Specifically, they build ways for data to move from one place to another (e.g., data pipeline), focusing on functions in the second and third tiers of The Data Science Hierarchy of Needs (e.g., Move/Store, Explore/Transform). Examples include data extraction, data ingestion, data storage, data anomaly detection, and data cleansing.
These professionals also create ways to automate tasks within the data pipeline to improve efficiency, data availability, and lower operational costs. Tending to work for bigger organizations, these data engineers work with larger teams that focus on more complex data science projects and often work with distributed data systems.
Database-centrists
Within larger organizations with significant data assets, database-centric data engineers focus on the implementation, population, and management of a data analytics tool database(s), data analytics platform(s,) and other modern data analytics tools used to create machine learning algorithms and AI features (e.g., Aggregate/Label, Learn/Optimize levels of The Data Science Hierarchy of Needs).

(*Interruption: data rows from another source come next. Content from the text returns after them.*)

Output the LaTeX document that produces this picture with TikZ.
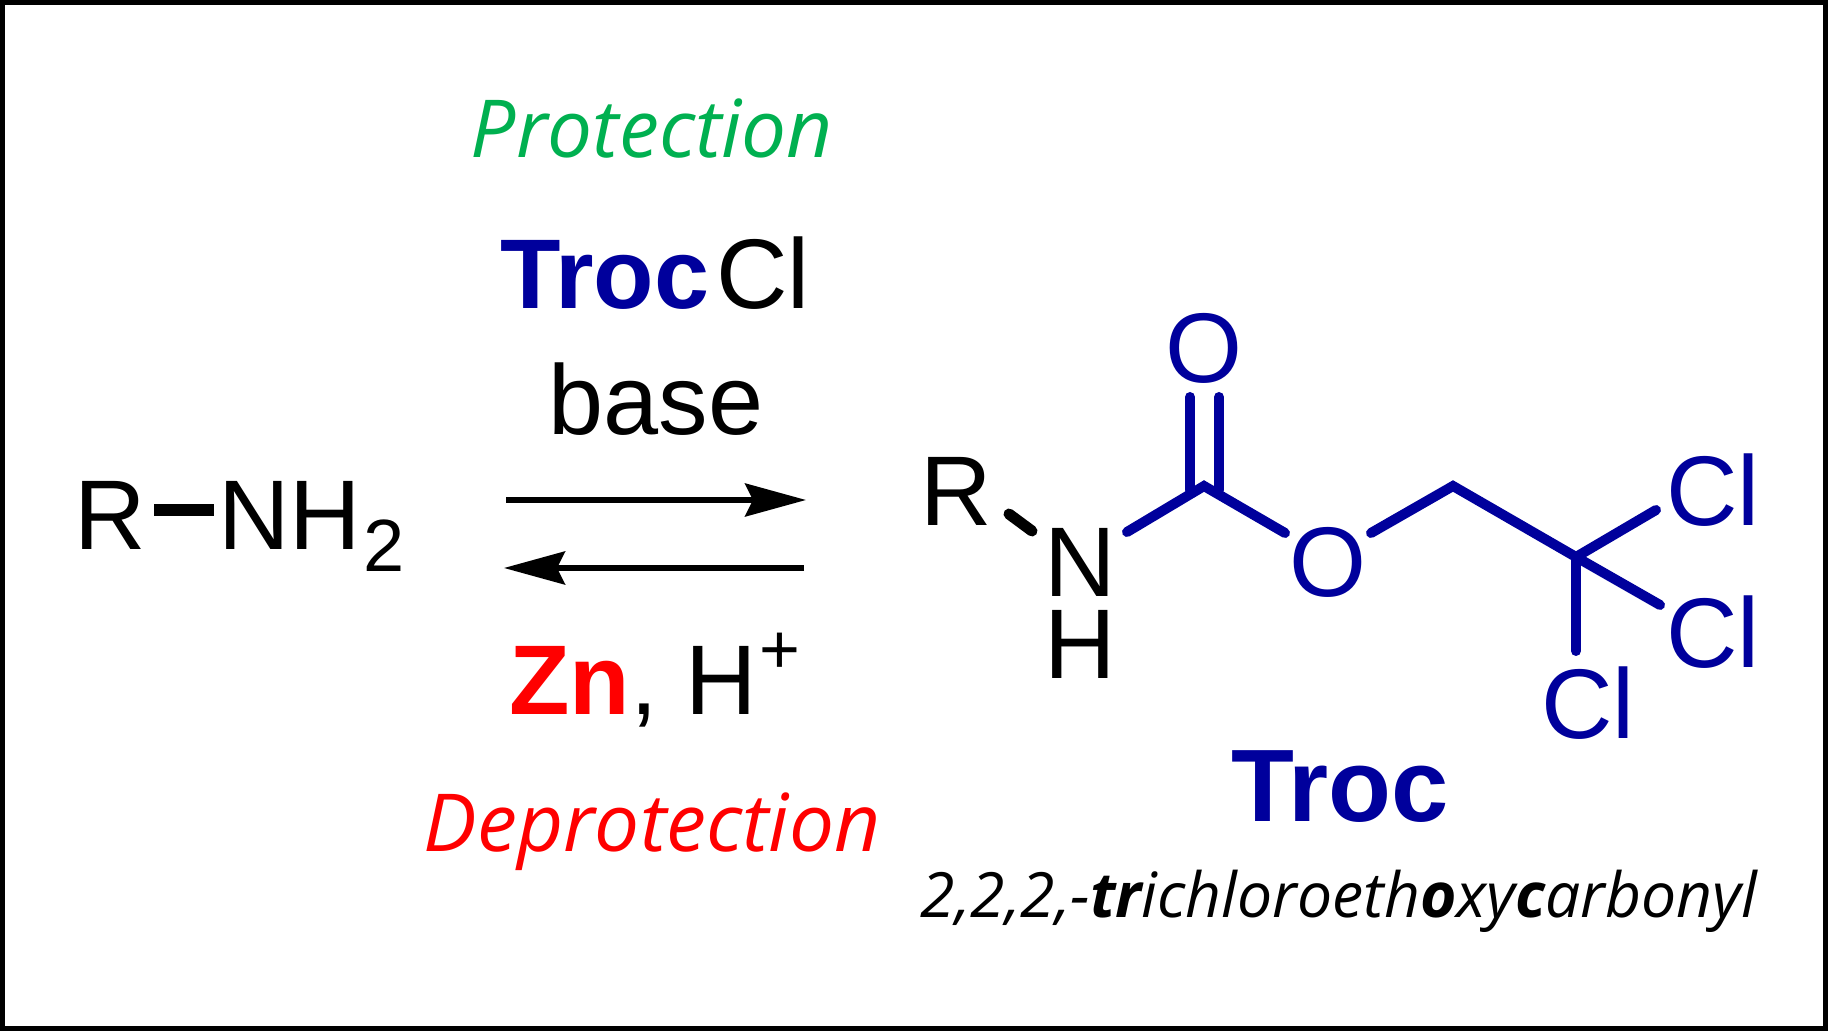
\documentclass[tikz,border=0pt]{standalone}
\usepackage{fontspec}
\setmainfont{Liberation Sans}
\newfontfamily\humfont{Open Sans}
\usetikzlibrary{arrows.meta}
\definecolor{trocblue}{HTML}{00009C}
\definecolor{protgreen}{HTML}{00B050}
\newcommand{\fsz}[1]{\fontsize{#1}{#1}\selectfont}
\tikzset{
  txt/.style={inner sep=0pt,outer sep=0pt,anchor=base,font=\fsz{49.5}},
  atomblue/.style={txt,text=trocblue},
  hum/.style={inner sep=0pt,outer sep=0pt,anchor=base,font=\humfont\itshape},
  bond/.style={line width=5pt,line cap=round,line join=miter,draw=trocblue},
  rxn/.style={line width=2.7pt,draw=black,-{Stealth[length=30.5pt,width=16.5pt,inset=4pt]}},
}
\begin{document}
\begin{tikzpicture}[x=0.5pt,y=-0.5pt]
\useasboundingbox (0,0) rectangle (1828,1031);
\draw[line width=2.5pt,draw=black,fill=white] (2.5,2.5) rectangle (1825.5,1028.5);
% labels
\node[hum,text=protgreen,font=\humfont\itshape\fsz{40}] (prot) at (652,158) {Protection};
\node[txt] (reag) at (655,309) {\textcolor{trocblue}{\textbf{Troc}}\kern3.5pt Cl};
\node[txt] (base) at (656,435) {base};
\node[txt] (zn) at (655,715) {\textcolor{red}{\textbf{Zn}}, H\kern1.5pt\raisebox{20.5pt}{\fsz{35}+}};
\node[hum,text=red,font=\humfont\itshape\fsz{40}] (deprot) at (652,852) {Deprotection};
% R-NH2
\node[txt,anchor=base west] (r) at (75,550) {R};
\node[txt,anchor=base west] (nh) at (218,550) {NH\kern1.5pt\raisebox{-11pt}{\fsz{37}2}};
\coordinate (rl) at (154,510);
\coordinate (rr) at (214,510);
\draw[line width=6pt,draw=black] (rl) -- (rr);
% arrows
\coordinate (a1) at (506,500);
\coordinate (a2) at (806,500);
\coordinate (b1) at (804,568);
\coordinate (b2) at (504,568);
\draw[rxn] (a1) -- (a2);
\draw[rxn] (b1) -- (b2);
% Troc structure
\node[txt,anchor=base west] (pr) at (920,526) {R};
\node[txt] (pn) at (1080,597) {N};
\node[txt] (ph) at (1080,679) {H};
\node[atomblue] (o1) at (1204,383) {O};
\node[atomblue] (o2) at (1328,597) {O};
\node[atomblue,anchor=base west] (cl1) at (1666,526) {Cl};
\node[atomblue,anchor=base west] (cl2) at (1666,668) {Cl};
\node[atomblue,anchor=base west] (cl3) at (1541,739) {Cl};
\coordinate (cc) at (1204,486);
\coordinate (ch) at (1453,486);
\coordinate (cq) at (1576,557);
\coordinate (bna) at (1009,514);
\coordinate (bnb) at (1032,531);
\coordinate (bnc) at (1127,532);
\coordinate (boa) at (1285,533);
\coordinate (obb) at (1371,533);
\coordinate (bcl1) at (1656,510);
\coordinate (bcl2) at (1660,605);
\coordinate (bcl3) at (1576,651);
\coordinate (d1a) at (1190,397);
\coordinate (d1b) at (1190,490);
\coordinate (d2a) at (1219,397);
\coordinate (d2b) at (1219,490);
\draw[bond,draw=black,line width=5.5pt] (bna) -- (bnb);
\draw[bond] (bnc) -- (cc) -- (boa);
\draw[bond] (obb) -- (ch) -- (cq) -- (bcl2);
\draw[bond] (cq) -- (bcl1);
\draw[bond] (cq) -- (bcl3);
\draw[bond] (d1a) -- (d1b);
\draw[bond] (d2a) -- (d2b);
% Name
\node[atomblue,font=\fsz{51.5}\bfseries] (troc) at (1340,822) {Troc};
\node[hum,font=\humfont\itshape\fsz{31.2}] (full) at (1339,918) {2,2,2,-\textbf{tr}ichloroeth\textbf{o}xy\textbf{c}arbonyl};
\end{tikzpicture}
\end{document}
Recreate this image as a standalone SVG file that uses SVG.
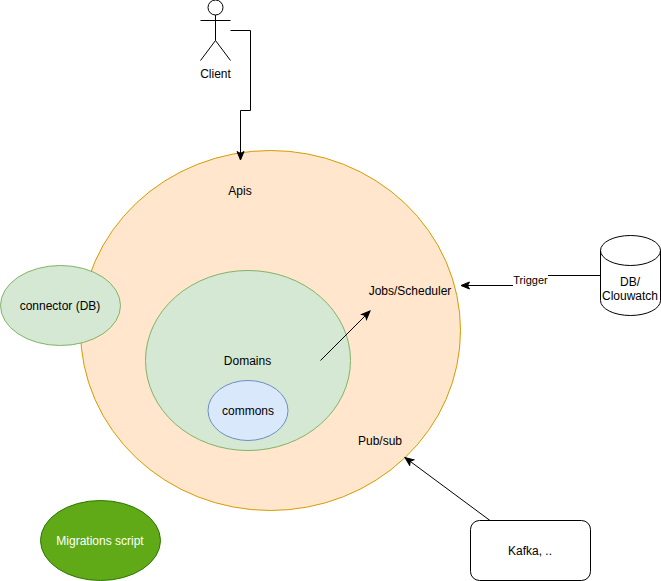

These data engineers may also work with data pipelines as they take transformed data and load it via ETL data engineering tools into various data analytics systems, automating processes where possible and optimizing database efficiency.
Finally, they may also employ data engineering tools to further enhance data for data scientists (e.g., specialized data sets, automated SQL queries, customized data tools).
Data engineering offers flexibility and options
It's important to note that data engineers can choose to specialize even more deeply than the categories above if so inclined—focusing on becoming an expert in top data engineering tools, building ad-hoc business intelligence solutions, focusing on specific cloud-based data platforms, or even leading teams of data engineers, just to name a few of the possibilities. The options are endless!
Further, it's not uncommon for data engineers to switch from being a generalist data engineer to a pipeline-centric data engineer or database-centric data engineer (or vice versa).
Often, as data engineers gain experience and additional skills in certain areas, they will migrate to positions that make use of valuable new skills in the modern data stack (e.g., machine learning, data lakes management, developing top data engineering tools).